LLIBTA Symposium: Large Lithium Ion Battery Technology and Application. AABC Europe 2012 - Keynote Address

Among the metals that form intermetallic phases with lithium – usually named “Li-alloys”, Silicon (Si)-based lithium ion battery anodes are most seriously considered at present. They offer a specific capacity (in Ah/kg) up to ten times higher than that of graphite and the volumetric capacity (in Ah/L) is even higher than that of metallic Li, due to the very high packing density of Li⁺ (PD_Li):
Li₂₂Si₅: PD_Li=88.56 mol/L; Li₂₂Sn₅: PD_Li=75.47 mol/L; and Li₂₂Pb₅: PD_Li=72.17 mol/L.
This is in many cases close or in the case of Si even beyond that of the PD_Li of metallic Li = 76.36 mol/L.
However, the formation of Si anodes with stable cycle life is challenging, because of severe volume changes associated with the massive uptake and release of Li, which ranges from 100 % to 300 %.
To reduce the effect of the volume changes on the cycling stability, various measures are applied both on the active material and on the electrode composition. These include:

• Use of nano-sized or nano-structured active materials, where the relative volume changes in the 100% range do not result in large absolute volume changes.
• Employment of active metals in intermetallics and composites, where the active metal is diluted with an inactive or less active matrix component. These materials include in particular (but not only) Si/C composites, typically with £ 20 weight-% of Si. Commercial attempts keep the Si content typically in the range of a few %.
• Use of thin film electrodes, in order to keep the volume changes small. As long as the thickness of these electrodes is in the few nm range; the results are of academic interest.
• Application of “special” binders, electrode additives and current collectors that help to keep the mechanical integrity of the electrode.

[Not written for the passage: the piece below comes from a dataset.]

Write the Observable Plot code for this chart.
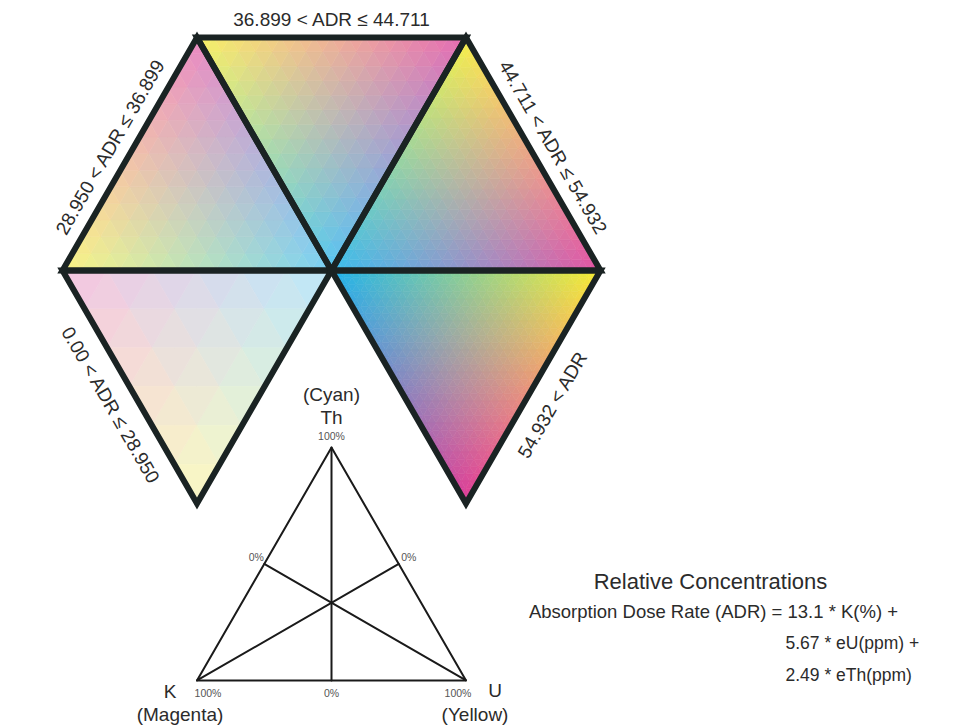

The design of materials and electrodes of appropriate design helps to alleviate the detrimental effects of the inevitable occurring volume, but in full lithium ion cells, an additional and probably as important issue are the irreversible (lithium consuming) reactions at the anode, which are related to the formation of the solid electrolyte interphase (SEI) and reactions with surface impurities such as oxides. The cathode, which is the lithium ion source in a lithium ion cell configuration, has not enough Li, to compensate for these lithium losses AND to provide the Li, which is stored in the Si-based anode. As a result of the Li loss at the Si anode, the cathode looses capacity during discharge. This observation can be generalized to standard graphite electrodes. The selection of appropriate electrolytes is one key to overcome this problem.
Finally, the issue with the availability of “appropriate” Si will be highlighted. Unlike carbon anodes, where the R&D goes into the direction of cheaper AND better performing active materials, the R&D activities on the Si material go in most cases into the direction of fancy (and thus costly) materials, or into the direction to make “standard Si” somehow working with the help of complex (sometimes unpractical) electrode structures and novel electrolytes. There is a variety of carbon anode materials where the cell maker can choose from. This would be necessary for Si-based active materials, as well.